Chancel est à son affaire il ne va avoir de cesse de titiller le "ferrailleur" qui s'en donnera à cœur joie pour ferrailler. Pour autant Chancel tente "Vous arrivez à savoir qui vous êtes ?" Et quelques minutes après une pensée de Jean Cau "Le désordre est encore plus créateur d'injustice" et immédiatement d'étayer son propos avec "l'on veut être juste avec les délinquants, les criminels, les violeurs, les voleurs, il y a vraiment une obsession de justice, une obsession de compréhension… Si vous comprenez tout vous ne jugez jamais !"

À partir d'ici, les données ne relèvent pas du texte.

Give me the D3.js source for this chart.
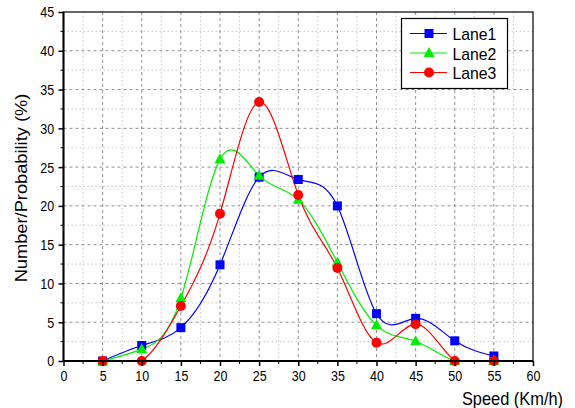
<!DOCTYPE html>
<html><head><meta charset="utf-8">
<script src="https://cdn.jsdelivr.net/npm/d3@7/dist/d3.min.js"></script>
<style>body{margin:0;background:#fff}svg{display:block;font-family:"Liberation Sans",Arial,sans-serif}</style>
</head><body><svg id="c" width="575" height="408"></svg>
<script>
const speeds = [5,10,15,20,25,30,35,40,45,50,55];
const lane1 = [0,2.0,4.3,12.4,23.7,23.4,20.0,6.1,5.5,2.6,0.65];
const lane2 = [0,1.5,8.1,26.0,23.9,20.8,12.7,4.6,2.55,0,0];
const lane3 = [0,0,7.1,19.0,33.4,21.4,12.0,2.35,4.75,0,0];
const xTicks = d3.range(0,61,5);
const yTicks = d3.range(0,46,5);
const seriesNames = ["Lane1","Lane2","Lane3"];

const svg = d3.select("#c");
const L=63.5, R=533, T=12, B=361;
const SY = 1.1;
const x = d3.scaleLinear().domain([0,60]).range([L,R]);
const y = d3.scaleLinear().domain([0,45]).range([B,T]);

// grid
const g = svg.append("g");
const minorX = d3.range(2.5,60,5), minorY = d3.range(2.5,45,5);
g.selectAll(".mx").data(minorX).join("line").attr("x1",d=>x(d)).attr("x2",d=>x(d)).attr("y1",T).attr("y2",B)
 .attr("stroke","#c8c8c8").attr("stroke-dasharray","1.5,2.5").attr("stroke-width",1);
g.selectAll(".my").data(minorY).join("line").attr("y1",d=>y(d)).attr("y2",d=>y(d)).attr("x1",L).attr("x2",R)
 .attr("stroke","#c8c8c8").attr("stroke-dasharray","1.5,2.5").attr("stroke-width",1);
g.selectAll(".Mx").data(xTicks.slice(1,-1)).join("line").attr("x1",d=>x(d)).attr("x2",d=>x(d)).attr("y1",T).attr("y2",B)
 .attr("stroke","#909090").attr("stroke-dasharray","3,3").attr("stroke-width",1);
g.selectAll(".My").data(yTicks.slice(1,-1)).join("line").attr("y1",d=>y(d)).attr("y2",d=>y(d)).attr("x1",L).attr("x2",R)
 .attr("stroke","#909090").attr("stroke-dasharray","3,3").attr("stroke-width",1);

// clip
svg.append("clipPath").attr("id","clip").append("rect").attr("x",L).attr("y",T).attr("width",R-L).attr("height",B-T);

const colors = ["#0000ff","#00ee00","#ff0000"];
const data = [lane1,lane2,lane3];
const line = d3.line().x((d,i)=>x(speeds[i])).y(d=>y(d)).curve(d3.curveNatural);
data.forEach((s,k)=>{
  svg.append("path").attr("d",line(s)).attr("fill","none").attr("stroke",colors[k]).attr("stroke-width",1.2).attr("clip-path","url(#clip)");
});
function marker(sel,k,cx,cy){
  if(k===0) sel.append("rect").attr("x",cx-4.5).attr("y",cy-4.5).attr("width",9).attr("height",9).attr("fill",colors[0]);
  else if(k===1) sel.append("path").attr("d",`M${cx},${cy-6}L${cx+5.5},${cy+4}L${cx-5.5},${cy+4}Z`).attr("fill",colors[1]);
  else sel.append("circle").attr("cx",cx).attr("cy",cy).attr("r",5).attr("fill",colors[2]);
}
data.forEach((s,k)=>{
  const mg = svg.append("g");
  s.forEach((v,i)=>marker(mg,k,x(speeds[i]),y(v)));
});

// axes frame
svg.append("rect").attr("x",L).attr("y",T).attr("width",R-L).attr("height",B-T).attr("fill","none").attr("stroke","#000").attr("stroke-width",1.2);
svg.append("line").attr("x1",L).attr("x2",R).attr("y1",B).attr("y2",B).attr("stroke","#000").attr("stroke-width",2);
svg.append("line").attr("x1",L).attr("x2",L).attr("y1",T).attr("y2",B).attr("stroke","#000").attr("stroke-width",2);

const xa = svg.append("g").attr("transform",`translate(0,${B})`)
 .call(d3.axisBottom(x).tickValues(xTicks).tickSize(5).tickFormat(d3.format("d")));
xa.select(".domain").remove();
xa.selectAll("text").attr("font-size",12.5).attr("fill","#000").attr("y",7).attr("dy","0.9em").attr("transform",`scale(1,${SY})`);
xa.selectAll("line").attr("stroke-width",1.5);
svg.append("g").selectAll("line").data(minorX).join("line").attr("x1",d=>x(d)).attr("x2",d=>x(d)).attr("y1",B).attr("y2",B+3).attr("stroke","#000");

const ya = svg.append("g").attr("transform",`translate(${L},0)`)
 .call(d3.axisLeft(y).tickValues(yTicks).tickSize(5).tickFormat(d3.format("d")));
ya.select(".domain").remove();
ya.selectAll(".tick text").attr("font-size",12.5).attr("fill","#000").attr("dx","-0.1em").attr("dy","0.36em");
ya.selectAll(".tick").each(function(d){
  d3.select(this).select("text").attr("transform",`scale(1,${SY})`);
});
ya.selectAll("line").attr("stroke-width",1.5);
svg.append("g").selectAll("line").data(minorY).join("line").attr("y1",d=>y(d)).attr("y2",d=>y(d)).attr("x1",L-3).attr("x2",L).attr("stroke","#000");

svg.append("text").attr("transform",`translate(563,405) scale(1,${SY})`).attr("text-anchor","end").attr("font-size",16.4).text("Speed (Km/h)");
svg.append("text").attr("transform",`translate(27,188) rotate(-90) scale(${SY},1)`).attr("text-anchor","middle").attr("font-size",16.6).text("Number/Probability (%)");

// legend
const lg = svg.append("g");
lg.append("rect").attr("x",401.5).attr("y",18.5).attr("width",106).attr("height",70).attr("fill","#fff").attr("stroke","#000").attr("stroke-width",1.2);
seriesNames.forEach((n,k)=>{
  const yy = 33.5+k*19.5;
  lg.append("line").attr("x1",410).attr("x2",447).attr("y1",yy).attr("y2",yy).attr("stroke",colors[k]).attr("stroke-width",1.2);
  marker(lg,k,429,yy);
  lg.append("text").attr("transform",`translate(452.5,${yy+6.5}) scale(1,${SY})`).attr("font-size",15.8).text(n);
});
</script></body></html>
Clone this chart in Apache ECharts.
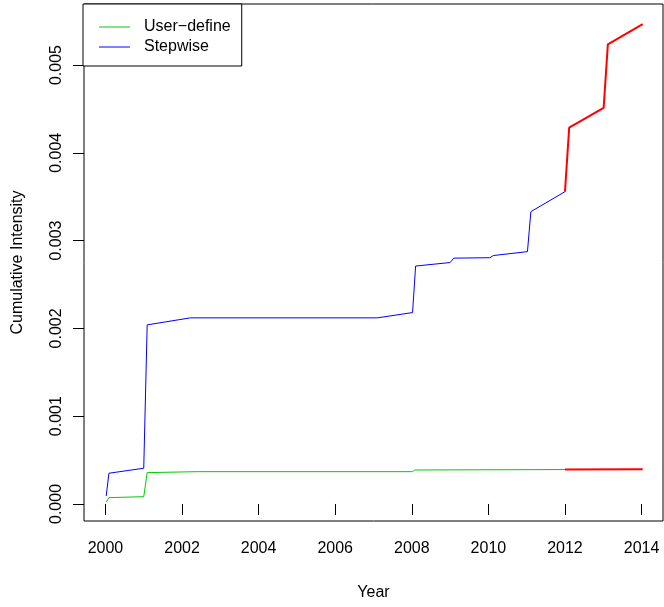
<!DOCTYPE html>
<html>
<head>
<meta charset="utf-8">
<script src="https://cdn.jsdelivr.net/npm/echarts@6/dist/echarts.min.js"></script>
<style>
  html, body { margin: 0; padding: 0; background: #fff; }
  #chart { width: 664px; height: 607px; }
</style>
</head>
<body>
<div id="chart"></div>
<script>
// tick labels
const yearTicks = [2000, 2002, 2004, 2006, 2008, 2010, 2012, 2014];
const intensityTicks = [0, 0.001, 0.002, 0.003, 0.004, 0.005];

// User-define curve (fitted part, then forecast part in red)
const userYears = [2000.02, 2000.09, 2001.0, 2001.09, 2002.4, 2008.02, 2008.08, 2012.0];
const userValues = [0.00002, 0.000072, 0.000083, 0.000357, 0.000368, 0.000368, 0.000387, 0.000392];
const userForecastYears = [2012.0, 2014.03];
const userForecastValues = [0.000392, 0.000395];

// Stepwise curve
const stepYears = [2000.02, 2000.09, 2001.0, 2001.09, 2002.22, 2007.1, 2008.02, 2008.1,
    2009.0, 2009.1, 2010.04, 2010.13, 2011.02, 2011.11, 2012.0];
const stepValues = [0.000091, 0.00035, 0.000407, 0.00204, 0.00212, 0.00212, 0.00218, 0.00271,
    0.00275, 0.0028, 0.002805, 0.00283, 0.002874, 0.00333, 0.003557];
const stepForecastYears = [2012.0, 2012.11, 2013.01, 2013.12, 2014.03];
const stepForecastValues = [0.003557, 0.004286, 0.004513, 0.005235, 0.005467];

function pairs(xs, ys) {
    return xs.map((x, i) => [x, ys[i]]);
}

const font = 'Liberation Sans, Arial, sans-serif';
let chart = echarts.init(document.getElementById('chart'));
let option = {
    animation: false,
    textStyle: {fontFamily: font},
    grid: {
        left: 84, right: 1, top: 4, bottom: 86,
        show: true, borderColor: '#000', borderWidth: 1, backgroundColor: '#fff'
    },
    legend: {
        show: true,
        left: 83, top: 4,
        orient: 'vertical',
        data: [
            {name: 'User\u2212define', itemStyle: {color: '#00CD00'}},
            {name: 'Stepwise', itemStyle: {color: '#0000FF'}}
        ],
        backgroundColor: '#fff',
        borderColor: '#000',
        borderWidth: 1,
        borderRadius: 0,
        padding: [13, 11, 9, 16],
        itemWidth: 31,
        itemHeight: 1,
        itemGap: 0,
        icon: 'rect',
        textStyle: {fontSize: 16, color: '#000', lineHeight: 20, padding: [0, 0, 0, 9], fontFamily: font}
    },
    xAxis: {
        type: 'value',
        min: 1999.44,
        max: 2014.56,
        name: 'Year',
        nameLocation: 'middle',
        nameGap: 64,
        nameTextStyle: {fontSize: 16, color: '#000'},
        axisLine: {show: false},
        splitLine: {show: false},
        axisTick: {show: true, length: 11, lineStyle: {color: '#000'}, customValues: yearTicks},
        axisLabel: {fontSize: 16, color: '#000', margin: 20, customValues: yearTicks, formatter: v => String(v)}
    },
    yAxis: {
        type: 'value',
        min: -0.000194,
        max: 0.005695,
        name: 'Cumulative Intensity',
        nameLocation: 'middle',
        nameGap: 58,
        nameTextStyle: {fontSize: 16, color: '#000'},
        axisLine: {show: false},
        splitLine: {show: false},
        axisTick: {show: true, length: 11, lineStyle: {color: '#000'}, customValues: intensityTicks},
        axisLabel: {fontSize: 16, color: '#000', margin: 19, rotate: 90,
            customValues: intensityTicks, formatter: v => v.toFixed(3)}
    },
    series: [
        {
            name: 'User\u2212define', type: 'line', symbol: 'none',
            data: pairs(userYears, userValues),
            lineStyle: {color: '#00CD00', width: 1}, itemStyle: {color: '#00CD00'}
        },
        {
            name: 'Stepwise', type: 'line', symbol: 'none',
            data: pairs(stepYears, stepValues),
            lineStyle: {color: '#0000FF', width: 1}, itemStyle: {color: '#0000FF'}
        },
        {
            name: 'userForecast', type: 'line', symbol: 'none',
            data: pairs(userForecastYears, userForecastValues),
            lineStyle: {color: '#FF0000', width: 2}
        },
        {
            name: 'stepForecast', type: 'line', symbol: 'none',
            data: pairs(stepForecastYears, stepForecastValues),
            lineStyle: {color: '#FF0000', width: 2}
        }
    ]
};
chart.setOption(option);
</script>
</body>
</html>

Jean Cau "Aragon est un poète de mirlitons… La poésie d'Aragon est une poésie d'anthologie et elle n'a pas son originalité." Et puis Cau de "délirer" sur le journal Le Monde avec une analyse outrancière et de fait, très réactionnaire. Et là même Chancel d'annoncer "Vous en faites trop on va finir par ne plus y croire !" Alors si Chancel est heurté par la réaction c'est vraiment que Cau doit être absolument réactionnaire. Et Cau d'ajouter "les éditeurs sont terrorisés par Le Monde… et j'ai vu le Goulag en pointillé."